## WORK TO DO
From the first line of the data below through the line holding "0.0016, -0.0003, -0.0003, 0.0011, -0.0012, -0.0012]", output each line exactly and leave the pictures out.

## TASK INPUT
********************
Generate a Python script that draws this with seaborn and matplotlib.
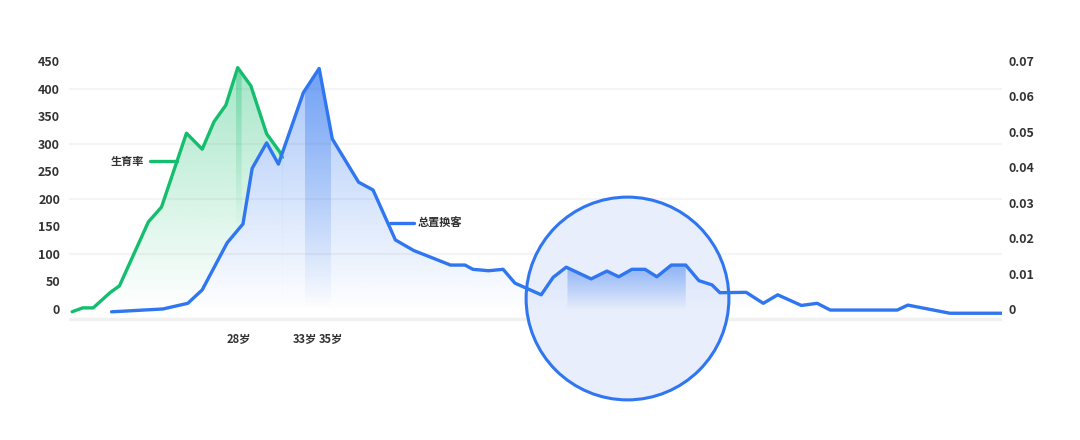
import numpy as np
import matplotlib
matplotlib.use('Agg')
import matplotlib.pyplot as plt
import seaborn as sns
from matplotlib.colors import to_rgb
from matplotlib.patches import Polygon

# 生育率 (left axis)
birth_age = [15.3, 16.1, 16.9, 18.2, 18.9, 21.1, 22.1, 24.0, 25.2, 26.1, 27.0,
             27.9, 28.9, 30.1, 31.1, 31.3]
birth_rate = [-5, 2, 2, 30, 42, 158, 185, 319, 290, 340, 370, 438, 405, 318,
              285, 275]

# 总置换客 (right axis)
swap_age = [18.3, 22.2, 24.1, 25.2, 27.1, 28.3, 29.0, 30.1, 31.0, 32.9, 34.1,
            35.1, 37.1, 38.2, 39.9, 41.3, 44.1, 45.2, 45.8, 47.0, 48.1, 49.0,
            51.0, 51.9, 52.9, 54.8, 56.0, 56.9, 57.9, 58.9, 59.8, 60.9, 62.0,
            63.0, 64.0, 64.6, 66.6, 67.9, 69.0, 70.8, 72.0, 73.0, 78.1, 78.9,
            82.1, 86.1]
swap_rate = [-0.0008, 0.0, 0.0016, 0.0054, 0.0187, 0.0240, 0.0397, 0.0469,
             0.0409, 0.0611, 0.0679, 0.0480, 0.0358, 0.0336, 0.0195, 0.0165,
             0.0124, 0.0124, 0.0112, 0.0108, 0.0112, 0.0073, 0.0040, 0.0089,
             0.0118, 0.0085, 0.0107, 0.0091, 0.0112, 0.0112, 0.0091, 0.0124,
             0.0124, 0.0080, 0.0068, 0.0046, 0.0047, 0.0016, 0.0040, 0.0010,
             0.0016, -0.0003, -0.0003, 0.0011, -0.0012, -0.0012]

left_ticks = [0, 50, 100, 150, 200, 250, 300, 350, 400, 450]
grid_lines = [100, 200, 300, 400]
right_ticks = [0, 0.01, 0.02, 0.03, 0.04, 0.05, 0.06, 0.07]
right_labels = ['0', '0.01', '0.02', '0.03', '0.04', '0.05', '0.06', '0.07']
age_ticks = [28, 33, 35, 53, 62]
age_labels = ['28岁', '33岁', '35岁', '53岁', '62岁']

GREEN = '#14be6e'
BLUE = '#2f76f0'
TEXT = '#333333'
GRID = '#f4f4f4'

sns.set_theme(style='white')
plt.rcParams['font.family'] = ['Noto Sans CJK SC', 'DejaVu Sans']


def area_patch(ax, xs, ys, base, color='none', zorder=1):
    verts = np.column_stack([np.r_[xs[0], xs, xs[-1]], np.r_[base, ys, base]])
    poly = Polygon(verts, closed=True, facecolor=color, edgecolor='none',
                   zorder=zorder)
    ax.add_patch(poly)
    return poly


def gradient_fill(ax, xs, ys, base, color, a_top, a_bot, top=None, zorder=1):
    xs = np.asarray(xs, float)
    ys = np.asarray(ys, float)
    if top is None:
        top = ys.max()
    grad = np.zeros((256, 1, 4))
    grad[..., :3] = to_rgb(color)
    grad[..., 3] = np.linspace(a_bot, a_top, 256)[:, None]
    im = ax.imshow(grad, extent=[xs.min(), xs.max(), base, top], origin='lower',
                   aspect='auto', zorder=zorder, interpolation='bilinear')
    poly = area_patch(ax, xs, ys, base)
    poly.set_visible(False)
    im.set_clip_path(poly)


def band(x, y, a, b):
    x = np.asarray(x, float)
    inner = x[(x > a) & (x < b)]
    xs = np.r_[a, inner, b]
    return xs, np.interp(xs, x, y)


fig = plt.figure(figsize=(10.8, 4.4), dpi=100)
ax = fig.add_axes([69 / 1080, 112 / 440, 933 / 1080, 298 / 440])
ax2 = ax.twinx()

k = 0.07 / 450
ylim = (-34.5, 506.3)
xlim = (15.06, 86.07)

# grid + baseline
for g in grid_lines:
    ax.axhline(g, color=GRID, lw=1.5, zorder=0)
ax.axhline(-18, color='#f0f0f0', lw=2.5, zorder=0)

# green series
gradient_fill(ax, birth_age, birth_rate, 0, GREEN, 0.38, 0.0, zorder=1)
bx, by = band(birth_age, birth_rate, 27.75, 28.2)
gradient_fill(ax, bx, by, 140, GREEN, 0.35, 0.0, zorder=2)
sns.lineplot(x=birth_age, y=birth_rate, ax=ax, color=GREEN, lw=2.4,
             sort=False, zorder=3)
ax.plot([21.2, 23.25], [268, 268], color=GREEN, lw=2.4, zorder=3)
ax.text(20.75, 268, '生育率', ha='right', va='center', fontsize=8,
        fontweight='bold', color=TEXT)

# blue area hides the green one where they overlap
ux, uy = band(swap_age, swap_rate, swap_age[0], birth_age[-1])
under = area_patch(ax2, ux, uy, -0.0008, color='white', zorder=0.3)
for g in grid_lines:
    gl = ax2.axhline(g * k, color=GRID, lw=1.5, zorder=0.4)
    gl.set_clip_path(under)

# highlight circle
ax2.plot([57.5], [20 * k], marker='o', ms=146, mfc='#e8eefc', mec=BLUE,
         mew=2.2, clip_on=False, zorder=0.5)

# blue series
gradient_fill(ax2, swap_age, swap_rate, -0.0008, BLUE, 0.42, 0.0, zorder=1)
for a, b in [(33, 35), (53, 62)]:
    sx, sy = band(swap_age, swap_rate, a, b)
    gradient_fill(ax2, sx, sy, -0.0003, BLUE, 0.45, 0.0,
                  top=max(sy), zorder=2)
sns.lineplot(x=swap_age, y=swap_rate, ax=ax2, color=BLUE, lw=2.4,
             sort=False, zorder=3)
ax2.plot([39.5, 41.35], [0.0243, 0.0243], color=BLUE, lw=2.4, zorder=3)
ax2.text(41.6, 0.0243, '总置换客', ha='left', va='center', fontsize=8,
         fontweight='bold', color=TEXT)

ax.set_xlim(*xlim)
ax.set_ylim(*ylim)
ax2.set_ylim(ylim[0] * k, ylim[1] * k)

ax.set_yticks(left_ticks)
ax.set_yticklabels([str(t) for t in left_ticks])
ax2.set_yticks(right_ticks)
ax2.set_yticklabels(right_labels)
ax.set_xticks(age_ticks)
ax.set_xticklabels(age_labels)

ax.tick_params(axis='y', length=0, pad=6.5, labelsize=9, labelcolor=TEXT)
ax2.tick_params(axis='y', length=0, pad=4.5, labelsize=9, labelcolor=TEXT)
ax.tick_params(axis='x', length=0, pad=3.5, labelsize=8, labelcolor=TEXT)
for lbl in ax.get_yticklabels() + ax2.get_yticklabels() + ax.get_xticklabels():
    lbl.set_fontweight('bold')

for a in (ax, ax2):
    for s in a.spines.values():
        s.set_visible(False)
    a.set_xlabel('')
    a.set_ylabel('')
    a.grid(False)
ax.patch.set_visible(False)

fig.savefig('out.png', dpi=100, facecolor='white')
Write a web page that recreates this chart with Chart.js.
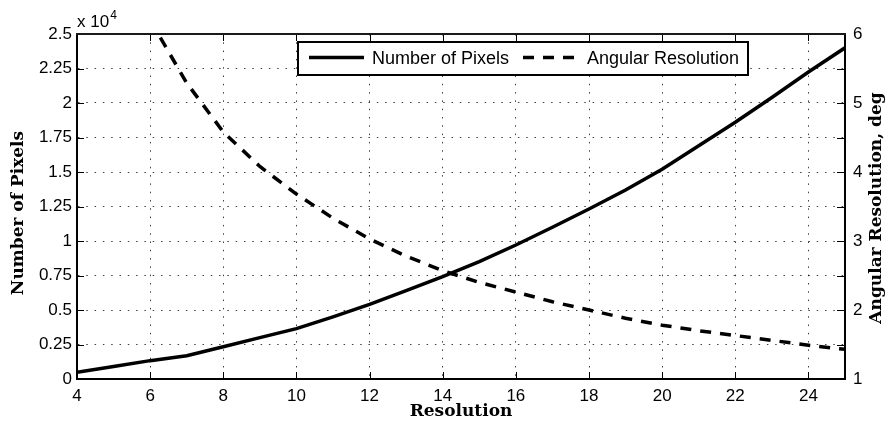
<!DOCTYPE html>
<html>
<head>
<meta charset="utf-8">
<script src="https://cdn.jsdelivr.net/npm/chart.js@4/dist/chart.umd.min.js"></script>
<style>
  html, body { margin: 0; padding: 0; background: #fff; }
  #wrap { width: 888px; height: 425px; position: relative; }
</style>
</head>
<body>
<div id="wrap"><canvas id="c"></canvas></div>
<script>
// Resolution levels on the x axis
const resolution = [4, 5, 6, 7, 8, 9, 10, 11, 12, 13, 14, 15, 16, 17, 18, 19, 20, 21, 22, 23, 24, 25];
// Total pixel count for each resolution
const numPixels = [480, 900, 1330, 1690, 2340, 3000, 3650, 4500, 5410, 6400, 7410, 8500,
                   9710, 11000, 12320, 13700, 15200, 16900, 18600, 20400, 22250, 24000];
// Angular resolution in degrees for each resolution
const angRes = [9.8, 7.5, 6.2, 5.29, 4.58, 4.08, 3.68, 3.33, 3.03, 2.78, 2.57, 2.40,
                2.26, 2.12, 2.0, 1.88, 1.78, 1.70, 1.63, 1.56, 1.49, 1.43];

// Tick values
const xTicks = [4, 6, 8, 10, 12, 14, 16, 18, 20, 22, 24];
const leftTicks = [0, 2500, 5000, 7500, 10000, 12500, 15000, 17500, 20000, 22500, 25000];
const rightTicks = [1, 2, 3, 4, 5, 6];
const rightMinorTicks = [1, 1.5, 2, 2.5, 3, 3.5, 4, 4.5, 5, 5.5, 6];

const tickFont = { family: 'Liberation Sans, Arial, sans-serif', size: 17 };
const gridDots = [1.5, 6.8];
const gridColor = 'rgba(0,0,0,0.75)';

const pts = (xs, ys) => xs.map((x, i) => ({ x: x, y: ys[i] }));

// Inward tick marks on all four sides plus the top frame edge
const frameTicks = {
  id: 'frameTicks',
  afterDatasetsDraw(chart) {
    const { ctx, chartArea: a, scales } = chart;
    ctx.save();
    ctx.strokeStyle = '#000';
    ctx.lineWidth = 1;
    const len = 7;
    ctx.beginPath();
    xTicks.forEach(v => {
      const px = Math.round(scales.x.getPixelForValue(v)) + 0.5;
      ctx.moveTo(px, a.bottom); ctx.lineTo(px, a.bottom - len);
      ctx.moveTo(px, a.top); ctx.lineTo(px, a.top + len);
    });
    leftTicks.forEach(v => {
      const py = Math.round(scales.y.getPixelForValue(v)) + 0.5;
      ctx.moveTo(a.left, py); ctx.lineTo(a.left + len, py);
    });
    rightMinorTicks.forEach(v => {
      const py = Math.round(scales.y2.getPixelForValue(v)) + 0.5;
      ctx.moveTo(a.right, py); ctx.lineTo(a.right - len - 1, py);
    });
    ctx.stroke();
    // top edge of the box
    ctx.strokeStyle = '#1a1a1a';
    ctx.lineWidth = 2;
    ctx.beginPath();
    ctx.moveTo(a.left - 1, a.top); ctx.lineTo(a.right + 1, a.top);
    ctx.stroke();
    ctx.restore();
  }
};

// Axis titles and the exponent marker of the left axis
const axisTitles = {
  id: 'axisTitles',
  afterDraw(chart) {
    const { ctx, chartArea: a } = chart;
    ctx.save();
    ctx.fillStyle = '#000';
    ctx.font = 'bold 17px "DejaVu Serif", serif';
    ctx.textAlign = 'center';
    ctx.textBaseline = 'middle';
    ctx.fillText('Resolution', (a.left + a.right) / 2, 412);

    ctx.save();
    ctx.translate(19, 213);
    ctx.rotate(-Math.PI / 2);
    ctx.fillText('Number of Pixels', 0, 0);
    ctx.restore();

    ctx.save();
    ctx.translate(877, 208);
    ctx.rotate(-Math.PI / 2);
    ctx.fillText('Angular Resolution, deg', 0, 0);
    ctx.restore();

    ctx.textAlign = 'left';
    ctx.textBaseline = 'alphabetic';
    ctx.font = '17px "Liberation Sans", Arial, sans-serif';
    ctx.fillText('x 10', a.left, 27);
    const w = ctx.measureText('x 10').width;
    ctx.font = '12px "Liberation Sans", Arial, sans-serif';
    ctx.fillText('4', a.left + w + 1, 19);
    ctx.restore();
  }
};

// Boxed legend inside the plot area
const boxLegend = {
  id: 'boxLegend',
  afterDraw(chart) {
    const { ctx } = chart;
    const ds = chart.data.datasets;
    const bx = 298, by = 42, bw = 450, bh = 33;
    ctx.save();
    ctx.fillStyle = '#fff';
    ctx.fillRect(bx, by, bw, bh);
    ctx.strokeStyle = '#000';
    ctx.lineWidth = 2;
    ctx.strokeRect(bx, by, bw, bh);
    const cy = by + bh / 2;
    const items = [
      { x0: 309, x1: 364, tx: 372 },
      { x0: 523, x1: 579, tx: 587 }
    ];
    ctx.font = '18px "Liberation Sans", Arial, sans-serif';
    ctx.textBaseline = 'middle';
    ctx.textAlign = 'left';
    items.forEach((it, i) => {
      const d = ds[i];
      ctx.strokeStyle = d.borderColor;
      ctx.lineWidth = d.borderWidth;
      ctx.setLineDash(d.borderDash || []);
      ctx.beginPath();
      ctx.moveTo(it.x0, cy - 1); ctx.lineTo(it.x1, cy - 1);
      ctx.stroke();
      ctx.setLineDash([]);
      ctx.fillStyle = '#000';
      ctx.fillText(d.label, it.tx, cy + 1);
    });
    ctx.restore();
  }
};

new Chart(document.getElementById('c'), {
  type: 'line',
  data: {
    datasets: [
      {
        label: 'Number of Pixels',
        data: pts(resolution, numPixels),
        yAxisID: 'y',
        borderColor: '#000',
        borderWidth: 3.5,
        pointRadius: 0,
        tension: 0,
        fill: false
      },
      {
        label: 'Angular Resolution',
        data: pts(resolution, angRes),
        yAxisID: 'y2',
        borderColor: '#000',
        borderWidth: 3.5,
        borderDash: [11, 9],
        pointRadius: 0,
        tension: 0,
        fill: false
      }
    ]
  },
  options: {
    responsive: true,
    maintainAspectRatio: false,
    animation: false,
    devicePixelRatio: 1,
    layout: { padding: { top: 34, left: 0, right: 0, bottom: 0 } },
    plugins: {
      legend: { display: false },
      tooltip: { enabled: false }
    },
    scales: {
      x: {
        type: 'linear',
        position: 'bottom',
        min: 4,
        max: 25,
        afterBuildTicks: s => { s.ticks = xTicks.map(v => ({ value: v })); },
        afterFit: s => { s.height = 46; },
        grid: { color: gridColor, lineWidth: 1, drawTicks: false },
        border: { display: true, color: '#000', width: 2, dash: gridDots },
        ticks: { font: tickFont, color: '#000', padding: 7, maxRotation: 0 }
      },
      y: {
        type: 'linear',
        position: 'left',
        min: 0,
        max: 25000,
        afterBuildTicks: s => { s.ticks = leftTicks.map(v => ({ value: v })); },
        afterFit: s => { s.width = 77; },
        grid: { color: gridColor, lineWidth: 1, drawTicks: false },
        border: { display: true, color: '#000', width: 2, dash: gridDots },
        ticks: { font: tickFont, color: '#000', padding: 5, callback: v => String(v / 10000) }
      },
      y2: {
        type: 'linear',
        position: 'right',
        min: 1,
        max: 6,
        afterBuildTicks: s => { s.ticks = rightTicks.map(v => ({ value: v })); },
        afterFit: s => { s.width = 43; },
        grid: { display: false, drawTicks: false },
        border: { display: true, color: '#000', width: 2 },
        ticks: { font: tickFont, color: '#000', padding: 8 }
      }
    }
  },
  plugins: [frameTicks, axisTitles, boxLegend]
});
</script>
</body>
</html>
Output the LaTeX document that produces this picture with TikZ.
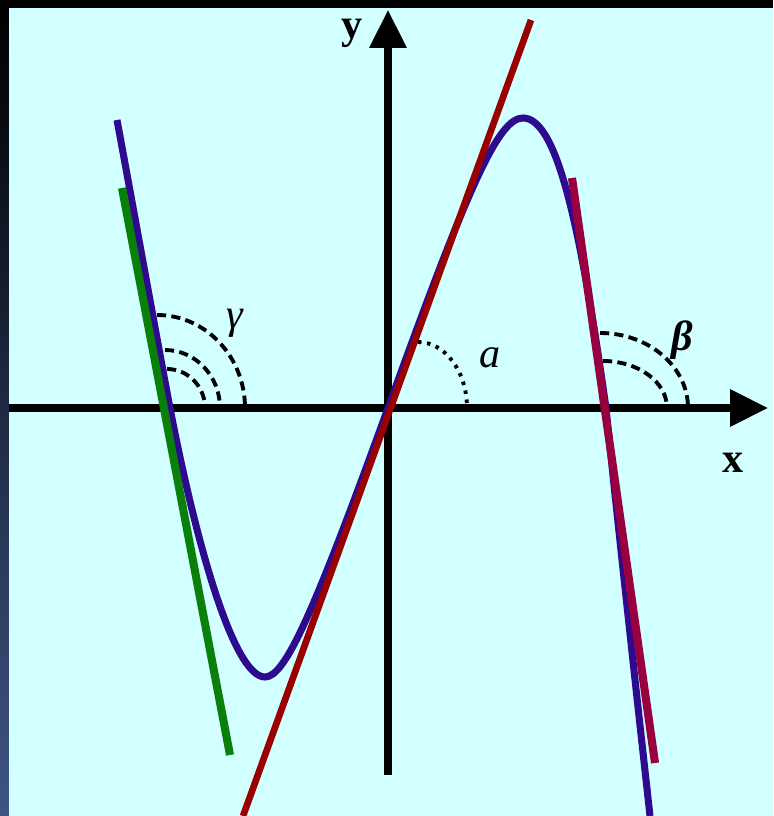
\documentclass[tikz,border=0pt]{standalone}
\usepackage{fontspec}
\setmainfont{Liberation Serif}
\usetikzlibrary{arrows.meta}
\definecolor{slidebg}{HTML}{D2FFFF}
\definecolor{stripblue}{HTML}{3E5585}
\definecolor{curveblue}{HTML}{2E0A8E}
\definecolor{tanred}{HTML}{990000}
\definecolor{tangreen}{HTML}{0A800A}
\definecolor{tanmaroon}{HTML}{990040}

\begin{document}
\begin{tikzpicture}[x=0.01cm, y=0.01cm,
    every node/.style={font=\fontsize{12}{13}\selectfont, inner sep=0pt},
    axis/.style={line width=2pt, -{Triangle[length=10.8pt, width=10.2pt]}},
    graph/.style={line width=2pt, curveblue},
    tangent/.style={line width=2.3pt},
    anglemark/.style={line width=1.1pt, dash pattern=on 2.6pt off 1.5pt},
    dotmark/.style={line width=1.1pt, dash pattern=on 1pt off 1.6pt},
  ]
  % slide background
  \fill[slidebg] (-388,-408) rectangle (385,408);
  \useasboundingbox (-388,-408) rectangle (385,408);
  \fill[black] (-388,400) rectangle (385,408);
  \shade[top color=black, bottom color=stripblue] (-388,-408) rectangle (-379,400);

  % axes
  \coordinate (O) at (0,0);
  \draw[axis] (-379,0) -- (380,0);
  \draw[axis] (0,-367) -- (0,398);
  \node (xlab) at (345,-55) {\textbf{x}};
  \node (ylab) at (-36,375) {\textbf{y}};

  % the graph: roots, extrema, inflection
  \coordinate (S) at (-271,288);
  \coordinate (R1) at (-218,0);
  \coordinate (M) at (-123,-269);
  \coordinate (P) at (135,290);
  \coordinate (R2) at (218,0);
  \coordinate (E) at (262,-408);
  \draw[graph] (S) .. controls (-262,240) and (-228,52) .. (R1)
    .. controls (-193,-130) and (-155,-269) .. (M)
    .. controls (-103,-269) and (-75,-207) .. (O)
    .. controls (80,221) and (110,290) .. (P)
    .. controls (170,290) and (193,176) .. (R2)
    .. controls (226,-80) and (250,-300) .. (E);

  % tangent lines
  \draw[tangent, tanred, line width=1.9pt] (-145,-408) -- (143,388);
  \draw[tangent, tangreen] (-266,220) -- (-158,-347);
  \draw[tangent, tanmaroon] (184,230) -- (267,-355);

  % angle marks
  \draw[anglemark] (-231,93) arc[start angle=90, end angle=0, x radius=88, y radius=93];
  \draw[anglemark] (-223,58) arc[start angle=90, end angle=0, x radius=55, y radius=58];
  \draw[anglemark] (-221,39) arc[start angle=90, end angle=0, x radius=38, y radius=39];
  \draw[dotmark] (30,66) arc[start angle=90, end angle=0, x radius=49, y radius=66];
  \draw[anglemark] (212,75) arc[start angle=90, end angle=0, x radius=88, y radius=75];
  \draw[anglemark] (215,47) arc[start angle=90, end angle=0, x radius=64, y radius=47];

  \node (gamma) at (-153,85) {\textit{γ}};
  \node (alpha) at (102,50) {\textit{a}};
  \node (beta) at (294,68) {\textbf{\textit{β}}};
\end{tikzpicture}
\end{document}
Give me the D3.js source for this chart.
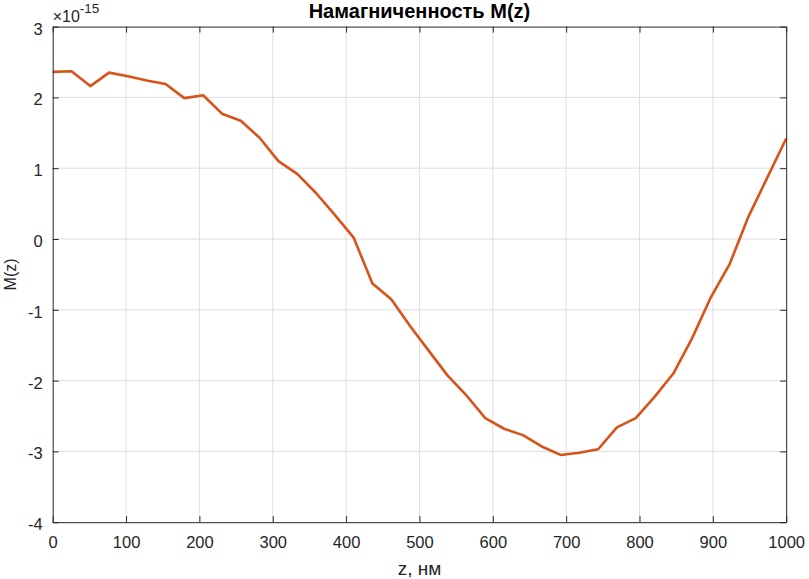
********************
## EXPECTED ANSWER
Generate a Python script that draws this with seaborn and matplotlib.
import numpy as np
import matplotlib
matplotlib.use('Agg')
import matplotlib.pyplot as plt
import seaborn as sns
from matplotlib.colors import to_rgb
from matplotlib.patches import Polygon

# 生育率 (left axis)
birth_age = [15.3, 16.1, 16.9, 18.2, 18.9, 21.1, 22.1, 24.0, 25.2, 26.1, 27.0,
             27.9, 28.9, 30.1, 31.1, 31.3]
birth_rate = [-5, 2, 2, 30, 42, 158, 185, 319, 290, 340, 370, 438, 405, 318,
              285, 275]

# 总置换客 (right axis)
swap_age = [18.3, 22.2, 24.1, 25.2, 27.1, 28.3, 29.0, 30.1, 31.0, 32.9, 34.1,
            35.1, 37.1, 38.2, 39.9, 41.3, 44.1, 45.2, 45.8, 47.0, 48.1, 49.0,
            51.0, 51.9, 52.9, 54.8, 56.0, 56.9, 57.9, 58.9, 59.8, 60.9, 62.0,
            63.0, 64.0, 64.6, 66.6, 67.9, 69.0, 70.8, 72.0, 73.0, 78.1, 78.9,
            82.1, 86.1]
swap_rate = [-0.0008, 0.0, 0.0016, 0.0054, 0.0187, 0.0240, 0.0397, 0.0469,
             0.0409, 0.0611, 0.0679, 0.0480, 0.0358, 0.0336, 0.0195, 0.0165,
             0.0124, 0.0124, 0.0112, 0.0108, 0.0112, 0.0073, 0.0040, 0.0089,
             0.0118, 0.0085, 0.0107, 0.0091, 0.0112, 0.0112, 0.0091, 0.0124,
             0.0124, 0.0080, 0.0068, 0.0046, 0.0047, 0.0016, 0.0040, 0.0010,
             0.0016, -0.0003, -0.0003, 0.0011, -0.0012, -0.0012]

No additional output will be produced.